Persoalan utama berawal dari tambahan kuota 20 ribu jamaah yang diberikan Pemerintah Arab Saudi kepada Indonesia. Aturannya jelas: 92 persen diperuntukkan bagi jamaah reguler, dan 8 persen untuk jamaah khusus. Namun, aturan tersebut dilanggar dengan pembagian 50 persen untuk reguler dan 50 persen untuk khusus. Akibatnya, sekitar 10 ribu jamaah reguler terpaksa mengalah dan gagal berangkat meski sudah menunggu bertahun-tahun. Praktik ini justru menguntungkan jamaah khusus yang mampu membayar lebih untuk berangkat lebih cepat. Situasi tersebut menimbulkan ketidakadilan karena jamaah reguler harus menunggu hingga 15–20 tahun. Badan Pemeriksa Keuangan (BPK) mencatat potensi kerugian negara akibat manipulasi kuota ini lebih dari Rp1 triliun.
Nama Khalid semakin disorot karena ia figur publik dengan jamaah besar. Meski mengaku tidak tahu-menahu, keterlibatannya membuat kasus ini semakin ramai diperbincangkan. Mantan penyidik KPK, Lakso Anindito, menilai kasus ini sudah seharusnya naik ke tahap penetapan tersangka. Menurutnya, bukti yang ada sudah cukup kuat, tinggal keberanian KPK untuk mengambil langkah tegas.
Lakso juga menyebut adanya pola sistemik dalam praktik korupsi haji. Pertama, pengelolaan dana haji yang rawan disalahgunakan. Kedua, pemilihan vendor haji yang penuh kolusi dan kepentingan politik. Ketiga, alokasi kuota haji yang sering dijadikan ajang jual-beli antara pejabat Kemenag dan pengusaha travel. Artinya, kasus ini tidak berdiri sendiri, melainkan melibatkan jaringan lama yang terorganisasi. Ada pejabat yang mengatur, ada pengusaha yang mengeksekusi, dan ada penerima manfaat di level atas. Pola ini mirip dengan praktik korupsi di kementerian lain: ada pengumpul, eksekutor, dan penerima akhir.
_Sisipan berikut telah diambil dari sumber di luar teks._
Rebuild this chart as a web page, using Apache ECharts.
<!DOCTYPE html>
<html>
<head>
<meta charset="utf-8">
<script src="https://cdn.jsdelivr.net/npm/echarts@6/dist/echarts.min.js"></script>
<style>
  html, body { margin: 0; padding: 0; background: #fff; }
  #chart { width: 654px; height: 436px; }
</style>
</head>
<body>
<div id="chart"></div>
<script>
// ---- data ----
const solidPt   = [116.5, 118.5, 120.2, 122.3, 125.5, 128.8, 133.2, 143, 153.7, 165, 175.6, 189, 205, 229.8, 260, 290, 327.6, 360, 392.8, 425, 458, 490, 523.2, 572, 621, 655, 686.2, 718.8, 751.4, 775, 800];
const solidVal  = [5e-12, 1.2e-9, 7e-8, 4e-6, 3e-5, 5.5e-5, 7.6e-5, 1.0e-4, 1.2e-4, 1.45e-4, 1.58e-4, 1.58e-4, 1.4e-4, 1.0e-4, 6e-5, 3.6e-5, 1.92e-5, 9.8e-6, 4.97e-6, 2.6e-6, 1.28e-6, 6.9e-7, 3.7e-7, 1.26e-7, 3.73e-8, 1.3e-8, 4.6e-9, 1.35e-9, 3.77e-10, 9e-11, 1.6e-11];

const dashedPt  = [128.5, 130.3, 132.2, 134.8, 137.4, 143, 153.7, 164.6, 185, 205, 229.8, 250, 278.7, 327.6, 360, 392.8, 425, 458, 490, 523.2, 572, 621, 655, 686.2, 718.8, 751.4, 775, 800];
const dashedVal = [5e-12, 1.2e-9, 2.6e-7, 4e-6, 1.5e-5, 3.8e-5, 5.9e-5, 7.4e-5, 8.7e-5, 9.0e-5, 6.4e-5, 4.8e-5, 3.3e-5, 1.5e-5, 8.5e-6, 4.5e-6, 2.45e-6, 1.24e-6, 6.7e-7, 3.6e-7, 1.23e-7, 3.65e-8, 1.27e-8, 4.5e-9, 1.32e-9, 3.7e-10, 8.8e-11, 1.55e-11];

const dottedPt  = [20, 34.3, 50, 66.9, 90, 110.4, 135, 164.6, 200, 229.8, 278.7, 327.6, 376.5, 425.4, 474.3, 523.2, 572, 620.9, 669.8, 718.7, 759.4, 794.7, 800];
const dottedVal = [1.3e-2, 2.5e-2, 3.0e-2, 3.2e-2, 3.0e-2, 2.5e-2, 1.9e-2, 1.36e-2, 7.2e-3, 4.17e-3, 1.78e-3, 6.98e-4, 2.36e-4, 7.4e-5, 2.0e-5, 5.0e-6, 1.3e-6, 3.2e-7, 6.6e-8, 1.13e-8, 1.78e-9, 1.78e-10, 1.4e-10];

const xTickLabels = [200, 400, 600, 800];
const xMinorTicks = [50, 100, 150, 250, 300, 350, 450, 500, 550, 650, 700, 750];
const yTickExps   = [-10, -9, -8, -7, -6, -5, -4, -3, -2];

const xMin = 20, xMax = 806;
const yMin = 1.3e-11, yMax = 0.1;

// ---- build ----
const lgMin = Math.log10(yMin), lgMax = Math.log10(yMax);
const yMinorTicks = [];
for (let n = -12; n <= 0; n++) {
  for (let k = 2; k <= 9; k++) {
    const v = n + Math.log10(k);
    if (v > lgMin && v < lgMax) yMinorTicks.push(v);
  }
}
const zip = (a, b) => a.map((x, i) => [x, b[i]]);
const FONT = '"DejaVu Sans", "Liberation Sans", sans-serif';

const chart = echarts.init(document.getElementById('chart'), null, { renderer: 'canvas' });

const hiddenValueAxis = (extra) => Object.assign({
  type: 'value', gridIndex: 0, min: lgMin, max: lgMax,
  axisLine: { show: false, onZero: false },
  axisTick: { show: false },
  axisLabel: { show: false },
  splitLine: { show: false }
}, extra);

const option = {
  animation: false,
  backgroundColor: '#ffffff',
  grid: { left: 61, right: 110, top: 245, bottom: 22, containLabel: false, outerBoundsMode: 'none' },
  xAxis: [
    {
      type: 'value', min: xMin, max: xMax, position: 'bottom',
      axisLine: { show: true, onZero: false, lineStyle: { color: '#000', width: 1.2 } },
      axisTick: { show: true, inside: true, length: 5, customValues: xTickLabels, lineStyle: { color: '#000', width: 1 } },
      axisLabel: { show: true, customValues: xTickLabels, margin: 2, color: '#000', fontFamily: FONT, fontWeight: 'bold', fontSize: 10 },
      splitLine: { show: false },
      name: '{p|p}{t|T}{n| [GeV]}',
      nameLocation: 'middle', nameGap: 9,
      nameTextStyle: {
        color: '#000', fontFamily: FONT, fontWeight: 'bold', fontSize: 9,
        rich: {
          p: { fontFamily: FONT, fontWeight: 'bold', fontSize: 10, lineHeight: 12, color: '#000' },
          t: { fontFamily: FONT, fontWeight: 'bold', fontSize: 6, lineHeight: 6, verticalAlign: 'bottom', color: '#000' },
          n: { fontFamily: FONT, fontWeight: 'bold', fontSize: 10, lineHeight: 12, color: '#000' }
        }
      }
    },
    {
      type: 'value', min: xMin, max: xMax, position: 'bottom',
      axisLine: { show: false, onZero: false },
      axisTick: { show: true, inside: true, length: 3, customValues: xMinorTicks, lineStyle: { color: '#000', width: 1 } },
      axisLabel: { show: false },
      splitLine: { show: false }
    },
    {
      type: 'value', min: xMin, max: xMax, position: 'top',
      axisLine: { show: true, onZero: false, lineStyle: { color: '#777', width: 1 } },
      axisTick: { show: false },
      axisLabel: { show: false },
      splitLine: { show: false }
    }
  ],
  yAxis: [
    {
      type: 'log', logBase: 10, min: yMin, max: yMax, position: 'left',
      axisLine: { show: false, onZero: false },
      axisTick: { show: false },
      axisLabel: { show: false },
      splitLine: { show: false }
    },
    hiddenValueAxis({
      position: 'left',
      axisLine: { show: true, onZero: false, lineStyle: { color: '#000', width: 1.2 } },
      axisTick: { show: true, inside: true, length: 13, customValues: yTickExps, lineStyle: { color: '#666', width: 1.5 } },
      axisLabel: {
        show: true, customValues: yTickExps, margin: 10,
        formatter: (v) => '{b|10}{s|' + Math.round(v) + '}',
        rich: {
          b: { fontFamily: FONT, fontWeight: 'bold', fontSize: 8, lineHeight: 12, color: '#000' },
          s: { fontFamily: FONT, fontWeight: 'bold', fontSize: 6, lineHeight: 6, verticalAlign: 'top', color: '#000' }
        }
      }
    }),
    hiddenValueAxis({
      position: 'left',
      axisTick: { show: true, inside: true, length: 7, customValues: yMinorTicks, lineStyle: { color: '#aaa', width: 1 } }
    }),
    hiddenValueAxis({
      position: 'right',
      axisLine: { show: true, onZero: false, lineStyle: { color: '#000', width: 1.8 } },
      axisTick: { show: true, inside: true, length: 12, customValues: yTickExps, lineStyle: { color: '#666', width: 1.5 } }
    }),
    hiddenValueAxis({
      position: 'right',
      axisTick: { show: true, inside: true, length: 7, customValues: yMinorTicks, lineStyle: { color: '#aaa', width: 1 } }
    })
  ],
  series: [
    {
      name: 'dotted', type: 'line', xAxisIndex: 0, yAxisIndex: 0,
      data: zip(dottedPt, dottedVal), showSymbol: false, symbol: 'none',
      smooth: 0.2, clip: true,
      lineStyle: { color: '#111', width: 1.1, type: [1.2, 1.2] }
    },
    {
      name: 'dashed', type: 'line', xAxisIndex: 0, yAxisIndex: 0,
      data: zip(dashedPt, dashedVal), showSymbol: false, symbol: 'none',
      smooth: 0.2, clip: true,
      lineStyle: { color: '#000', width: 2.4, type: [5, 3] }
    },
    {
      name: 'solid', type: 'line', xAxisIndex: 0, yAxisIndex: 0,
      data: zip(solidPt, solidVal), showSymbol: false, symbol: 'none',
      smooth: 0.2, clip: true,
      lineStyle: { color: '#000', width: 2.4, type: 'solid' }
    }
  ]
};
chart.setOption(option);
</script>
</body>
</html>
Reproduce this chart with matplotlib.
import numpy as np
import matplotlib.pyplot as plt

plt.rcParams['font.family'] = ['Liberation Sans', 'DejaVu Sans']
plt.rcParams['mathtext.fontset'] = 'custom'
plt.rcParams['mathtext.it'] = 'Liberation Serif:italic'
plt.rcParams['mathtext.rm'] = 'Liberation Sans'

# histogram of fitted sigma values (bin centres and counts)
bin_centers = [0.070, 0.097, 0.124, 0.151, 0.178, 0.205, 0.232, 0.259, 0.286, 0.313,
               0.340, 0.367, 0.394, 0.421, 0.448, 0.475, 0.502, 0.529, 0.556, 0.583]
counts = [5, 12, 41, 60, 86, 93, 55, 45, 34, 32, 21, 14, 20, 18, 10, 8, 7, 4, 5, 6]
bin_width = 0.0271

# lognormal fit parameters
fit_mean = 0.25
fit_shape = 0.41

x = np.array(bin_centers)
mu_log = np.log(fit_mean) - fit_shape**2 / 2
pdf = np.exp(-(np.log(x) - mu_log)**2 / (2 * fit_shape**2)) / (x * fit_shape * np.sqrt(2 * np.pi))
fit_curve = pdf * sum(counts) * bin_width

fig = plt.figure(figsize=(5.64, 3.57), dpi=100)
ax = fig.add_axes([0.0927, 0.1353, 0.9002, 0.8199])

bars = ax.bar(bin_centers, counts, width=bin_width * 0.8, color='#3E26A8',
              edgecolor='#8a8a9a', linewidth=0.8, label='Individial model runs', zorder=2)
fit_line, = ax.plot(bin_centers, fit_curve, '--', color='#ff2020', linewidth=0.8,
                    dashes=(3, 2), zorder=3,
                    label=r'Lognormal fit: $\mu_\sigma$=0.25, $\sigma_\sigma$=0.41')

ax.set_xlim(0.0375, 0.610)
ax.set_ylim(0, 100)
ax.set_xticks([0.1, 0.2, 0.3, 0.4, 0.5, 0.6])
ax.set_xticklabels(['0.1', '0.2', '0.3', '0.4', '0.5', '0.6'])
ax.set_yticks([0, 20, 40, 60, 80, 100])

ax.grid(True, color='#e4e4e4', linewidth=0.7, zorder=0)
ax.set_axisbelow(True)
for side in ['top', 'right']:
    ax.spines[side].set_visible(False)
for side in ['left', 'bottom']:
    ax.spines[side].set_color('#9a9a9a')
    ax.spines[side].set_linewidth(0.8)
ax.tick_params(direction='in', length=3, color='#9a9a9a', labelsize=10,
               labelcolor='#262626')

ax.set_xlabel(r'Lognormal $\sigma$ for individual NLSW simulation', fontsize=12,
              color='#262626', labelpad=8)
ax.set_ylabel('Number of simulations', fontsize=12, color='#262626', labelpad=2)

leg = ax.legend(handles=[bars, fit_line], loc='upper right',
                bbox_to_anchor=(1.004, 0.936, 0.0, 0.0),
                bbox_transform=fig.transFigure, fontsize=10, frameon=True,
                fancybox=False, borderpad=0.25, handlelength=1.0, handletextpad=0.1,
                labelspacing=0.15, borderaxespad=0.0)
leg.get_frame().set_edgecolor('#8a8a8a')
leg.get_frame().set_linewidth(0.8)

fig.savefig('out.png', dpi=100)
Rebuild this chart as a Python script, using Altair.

Mafia haji bukan fenomena baru, melainkan tradisi buruk yang sudah mengakar. Setiap tahun Indonesia mendapat jatah kuota haji dari Arab Saudi. Idealnya, kuota dibagikan secara adil melalui antrean resmi. Namun kenyataannya selalu ada jalan pintas melalui kuota khusus yang diperjualbelikan. Bayangkan, ada jamaah yang harus menunggu. Sementara itu, segelintir orang bisa langsung berangkat karena punya uang dan koneksi.
Skandal kuota haji 2024 mencerminkan betapa carut-marutnya tata kelola haji di Indonesia. Publik kini menunggu ketegasan KPK untuk membongkar jaringan mafia haji yang sudah mengakar. Penegakan hukum tanpa pandang bulu sangat dibutuhkan agar kasus ini tidak berakhir tanpa kejelasan. Yuk, kawal skandal kuota haji ini sampai tuntas!